→ **Written instruction**
Retype, exactly as they stand, the lines from the start of the data to the line that contains "sep=0pt,minimum width=613.5pt,minimum height=333.4pt]", both ends included. Leave the pictures out.

** start **

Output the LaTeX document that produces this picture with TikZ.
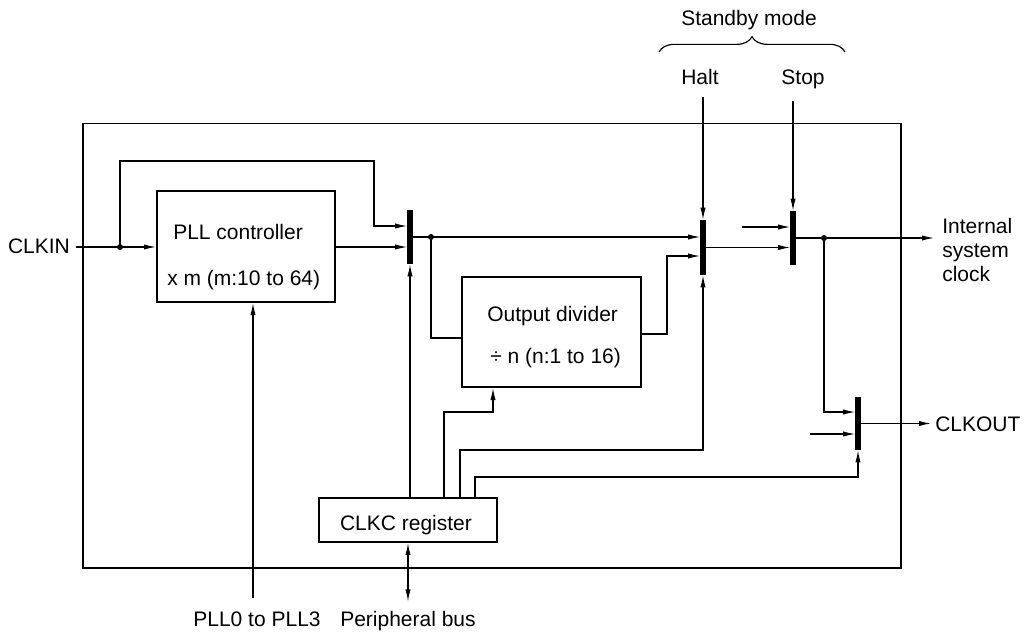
\documentclass[tikz,border=0pt]{standalone}
\usepackage{fontspec}
\setmainfont{Liberation Sans}
\usetikzlibrary{arrows.meta,decorations.pathreplacing}
\begin{document}
\begin{tikzpicture}[x=0.75pt,y=-0.75pt,
  font=\fontsize{15.75}{18}\selectfont,
  ln/.style={line width=0.85pt},
  arr/.style={ln,-{Latex[length=9pt,width=3.9pt]}},
  dblarr/.style={ln,{Latex[length=9pt,width=3.9pt]}-{Latex[length=9pt,width=3.9pt]}},
  blk/.style={draw,line width=1.5pt,inner sep=0pt},
  bar/.style={fill=black,inner sep=0pt,minimum width=3.8pt},
  txt/.style={inner sep=0pt},
  jdot/.style={circle,fill=black,inner sep=0pt,minimum size=4.5pt}]
\useasboundingbox (0,0) rectangle (1024,633);

% frame
\node[draw,ln,inner sep=0pt,minimum width=613.5pt,minimum height=333.4pt] (frame) at (492,345.75) {};

% blocks
\node[blk,minimum width=133.5pt,minimum height=83.25pt] (pll) at (246,246.5) {};
\node[txt,anchor=base west] (pllA) at (173,239) {PLL controller};
\node[txt,anchor=base west] (pllB) at (167,285) {x m (m:10 to 64)};

\node[blk,minimum width=134.25pt,minimum height=82.5pt] (od) at (551.5,332) {};
\node[txt,anchor=base west] (odA) at (487,321.7) {Output divider};
\node[txt,anchor=base west] (odB) at (490,363) {÷ n (n:1 to 16)};

\node[blk,minimum width=133.5pt,minimum height=33pt] (clkc) at (408,520) {};
\node[txt,anchor=base] (clkcA) at (406,530) {CLKC register};

% selector bars
\node[bar,minimum height=40.5pt] (m1) at (410,237) {};
\node[bar,minimum height=41.25pt] (m2) at (703,247.5) {};
\node[bar,minimum height=40.5pt] (m3) at (793,238) {};
\node[bar,minimum height=39.75pt] (m4) at (858,423.5) {};

% labels
\node[txt,inner xsep=4pt,anchor=base east] (clkin) at (75.5,253) {CLKIN};
\node[txt,inner ysep=9.5pt,anchor=base] (halt) at (700,84) {Halt};
\node[txt,inner ysep=9.5pt,anchor=base] (stop) at (803,84) {Stop};
\node[txt,anchor=base] (standby) at (749,25) {Standby mode};
\node[txt,inner xsep=6pt,align=left,anchor=west] (isc) at (934,250) {Internal\\system\\clock};
\node[txt,inner xsep=3pt,anchor=base west] (clkout) at (931,431) {CLKOUT};
\node[txt,inner ysep=10.3pt,anchor=base] (pllsel) at (257,626.7) {PLL0 to PLL3};
\node[txt,inner ysep=7.3pt,anchor=base] (pbus) at (408,626.7) {Peripheral bus};

% junction dots
\node[jdot] (d1) at (120,247) {};
\node[jdot] (d2) at (431,237) {};
\node[jdot] (d3) at (824,238) {};
\coordinate (m3in) at (742,227);
\coordinate (m4in) at (810,434);

% brace
\draw[ln,decorate,decoration={brace,amplitude=11.5pt}] (659,52) -- (845,52);

% connections
\draw[arr] (clkin.east |- 0,247) -- (pll.west |- 0,247);
\draw[arr] (d1.center) |- (374,161) |- (m1.west |- 0,226);
\draw[arr] (pll.east |- 0,247) -- (m1.west |- 0,247);
\draw[arr] (m1.east) -- (m2.west |- m1.east);
\draw[ln] (d2.center) |- (od.west |- 0,338);
\draw[arr] (od.east |- 0,334) -| (667,256) -- (m2.west |- 0,256);
\draw[arr] (halt.south -| m2.north) -- (m2.north);
\draw[arr] (stop.south -| m3.north) -- (m3.north);
\draw[arr] (m2.east) -- (m2.east -| m3.west);
\draw[arr] (m3in) -- (m3in -| m3.west);
\draw[arr] (m3.east) -- (m3.east -| isc.west);
\draw[arr] (d3.center) |- (m4.west |- 0,412);
\draw[arr] (m4in) -- (m4in -| m4.west);
\draw[arr] (m4.east) -- (m4.east -| clkout.west);

\draw[arr] (clkc.north -| m1.south) -- (m1.south);
\draw[arr] (clkc.north -| 444,0) |- (493,412) -- (od.south -| 493,0);
\draw[arr] (clkc.north -| 460,0) |- (m2.south |- 0,450) -- (m2.south);
\draw[arr] (clkc.north -| 475,0) |- (m4.south |- 0,477) -- (m4.south);
\draw[dblarr] (clkc.south) -- (pbus.north);
\draw[arr] (pllsel.north -| 253,0) -- (pll.south -| 253,0);
\end{tikzpicture}
\end{document}
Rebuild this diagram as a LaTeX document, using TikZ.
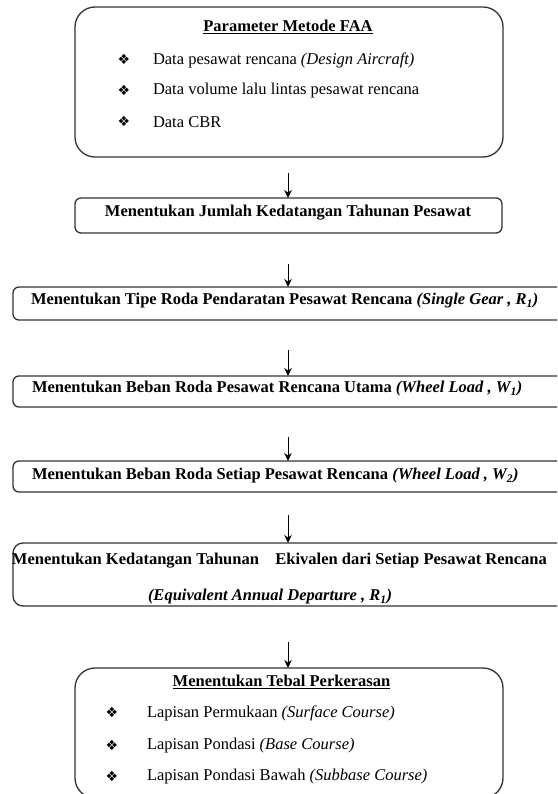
\documentclass[tikz,border=0pt]{standalone}
\usepackage{fontspec}
\setmainfont{Liberation Serif}
\newfontfamily\symfont{DejaVu Sans}
\usetikzlibrary{arrows.meta}
\newcommand{\bul}{{\symfont\fontsize{14}{16}\selectfont ❖}}
\begin{document}
\begin{tikzpicture}[x=1pt,y=-1pt,
  frame/.style={draw=black!80, line width=1.3pt, inner sep=0pt, outer sep=0pt},
  txt/.style={inner sep=0pt, outer sep=0pt, font=\fontsize{16.5}{19}\selectfont},
  conn/.style={draw=black, line width=1pt, -{Stealth[length=8pt,width=7.5pt]}}]
\useasboundingbox (0,0) rectangle (557,794);
\clip (0,0) rectangle (557,794);
% boxes
\node[frame, rounded corners=20pt, minimum width=428pt, minimum height=150pt] (b1) at (289,82) {};
\node[frame, rounded corners=6pt, minimum width=427pt, minimum height=35pt] (b2) at (288.5,215.5) {};
\node[frame, rounded corners=6pt, minimum width=587pt, minimum height=33pt] (b3) at (306.5,303.5) {};
\node[frame, rounded corners=6pt, minimum width=587pt, minimum height=31pt] (b4) at (306.5,391.5) {};
\node[frame, rounded corners=6pt, minimum width=587pt, minimum height=31pt] (b5) at (306.5,476.5) {};
\node[frame, rounded corners=10pt, minimum width=587pt, minimum height=63pt] (b6) at (306.5,574.5) {};
\node[frame, rounded corners=20pt, minimum width=428pt, minimum height=130pt] (b7) at (289,733) {};
% box 1 text
\node[txt] (t1) at (288,27) {\textbf{\underline{Parameter Metode FAA}}};
\node[txt] (u1) at (124,59) {\bul};
\node[txt, anchor=west] (i1) at (153,60) {Data pesawat rencana \textit{(Design Aircraft)}};
\node[txt] (u2) at (124,90) {\bul};
\node[txt, anchor=west] (i2) at (153,91) {Data volume lalu lintas pesawat rencana};
\node[txt] (u3) at (124,121) {\bul};
\node[txt, anchor=west] (i3) at (153,122) {Data CBR};
% box 2..6 text
\node[txt] (t2) at (288,213) {\textbf{Menentukan Jumlah Kedatangan Tahunan Pesawat}};
\node[txt, anchor=west] (t3) at (31,301) {\textbf{Menentukan Tipe Roda Pendaratan Pesawat Rencana \textit{(Single Gear , R\textsubscript{1})}}};
\node[txt, anchor=west] (t4) at (32,389) {\textbf{Menentukan Beban Roda Pesawat Rencana Utama \textit{(Wheel Load , W\textsubscript{1})}}};
\node[txt, anchor=west] (t5) at (32,476) {\textbf{Menentukan Beban Roda Setiap Pesawat Rencana \textit{(Wheel Load , W\textsubscript{2})}}};
\node[txt, anchor=west] (t6a) at (12,561) {\textbf{Menentukan Kedatangan Tahunan\ \ \ \ Ekivalen dari Setiap Pesawat Rencana}};
\node[txt, anchor=west] (t6b) at (148,597) {\textbf{\textit{(Equivalent Annual Departure , R\textsubscript{1})}}};
% box 7 text
\node[txt] (t7) at (281.5,682) {\textbf{\underline{Menentukan Tebal Perkerasan}}};
\node[txt] (v1) at (112,712) {\bul};
\node[txt, anchor=west] (j1) at (147,713) {Lapisan Permukaan \textit{(Surface Course)}};
\node[txt] (v2) at (112,745) {\bul};
\node[txt, anchor=west] (j2) at (147,746) {Lapisan Pondasi \textit{(Base Course)}};
\node[txt] (v3) at (112,776) {\bul};
\node[txt, anchor=west] (j3) at (147,777) {Lapisan Pondasi Bawah \textit{(Subbase Course)}};
% connectors
\coordinate (s1) at (288,173);
\coordinate (s2) at (288,264);
\coordinate (s3) at (288,350);
\coordinate (s4) at (288,437);
\coordinate (s5) at (288,515);
\coordinate (s6) at (288,642);
\draw[conn] (s1) -- (s1 |- b2.north);
\draw[conn] (s2) -- (s2 |- b3.north);
\draw[conn] (s3) -- (s3 |- b4.north);
\draw[conn] (s4) -- (s4 |- b5.north);
\draw[conn] (s5) -- (s5 |- b6.north);
\draw[conn] (s6) -- (s6 |- b7.north);
\end{tikzpicture}
\end{document}
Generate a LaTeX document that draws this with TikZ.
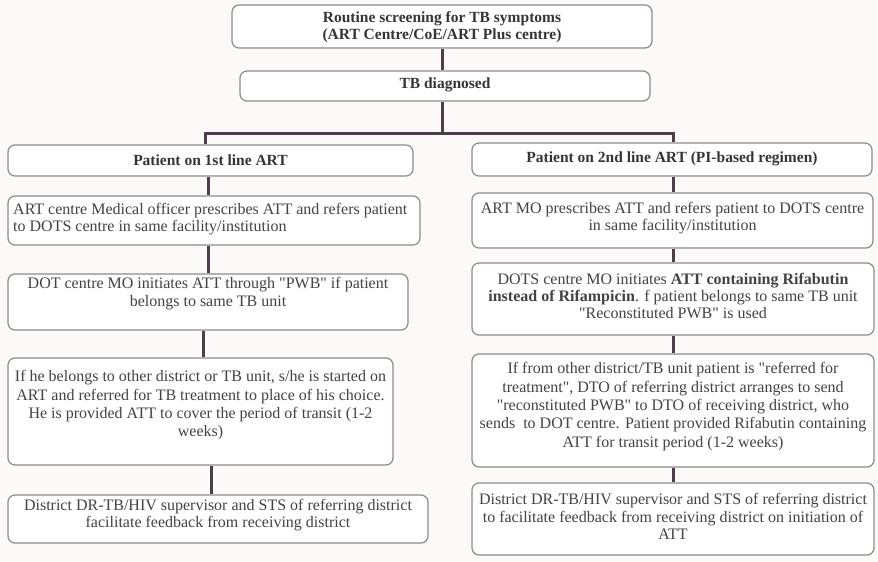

** end **

→ **Solved problem**
Output the LaTeX document that produces this picture with TikZ.
\documentclass[tikz,border=0pt]{standalone}
\usepackage{fontspec}
\setmainfont{Liberation Sans}
\usetikzlibrary{arrows.meta,decorations.pathreplacing}
\begin{document}
\begin{tikzpicture}[x=0.75pt,y=-0.75pt,
  font=\fontsize{15.75}{18}\selectfont,
  ln/.style={line width=0.85pt},
  arr/.style={ln,-{Latex[length=9pt,width=3.9pt]}},
  dblarr/.style={ln,{Latex[length=9pt,width=3.9pt]}-{Latex[length=9pt,width=3.9pt]}},
  blk/.style={draw,line width=1.5pt,inner sep=0pt},
  bar/.style={fill=black,inner sep=0pt,minimum width=3.8pt},
  txt/.style={inner sep=0pt},
  jdot/.style={circle,fill=black,inner sep=0pt,minimum size=4.5pt}]
\useasboundingbox (0,0) rectangle (1024,633);

% frame
\node[draw,ln,inner sep=0pt,minimum width=613.5pt,minimum height=333.4pt] (frame) at (492,345.75) {};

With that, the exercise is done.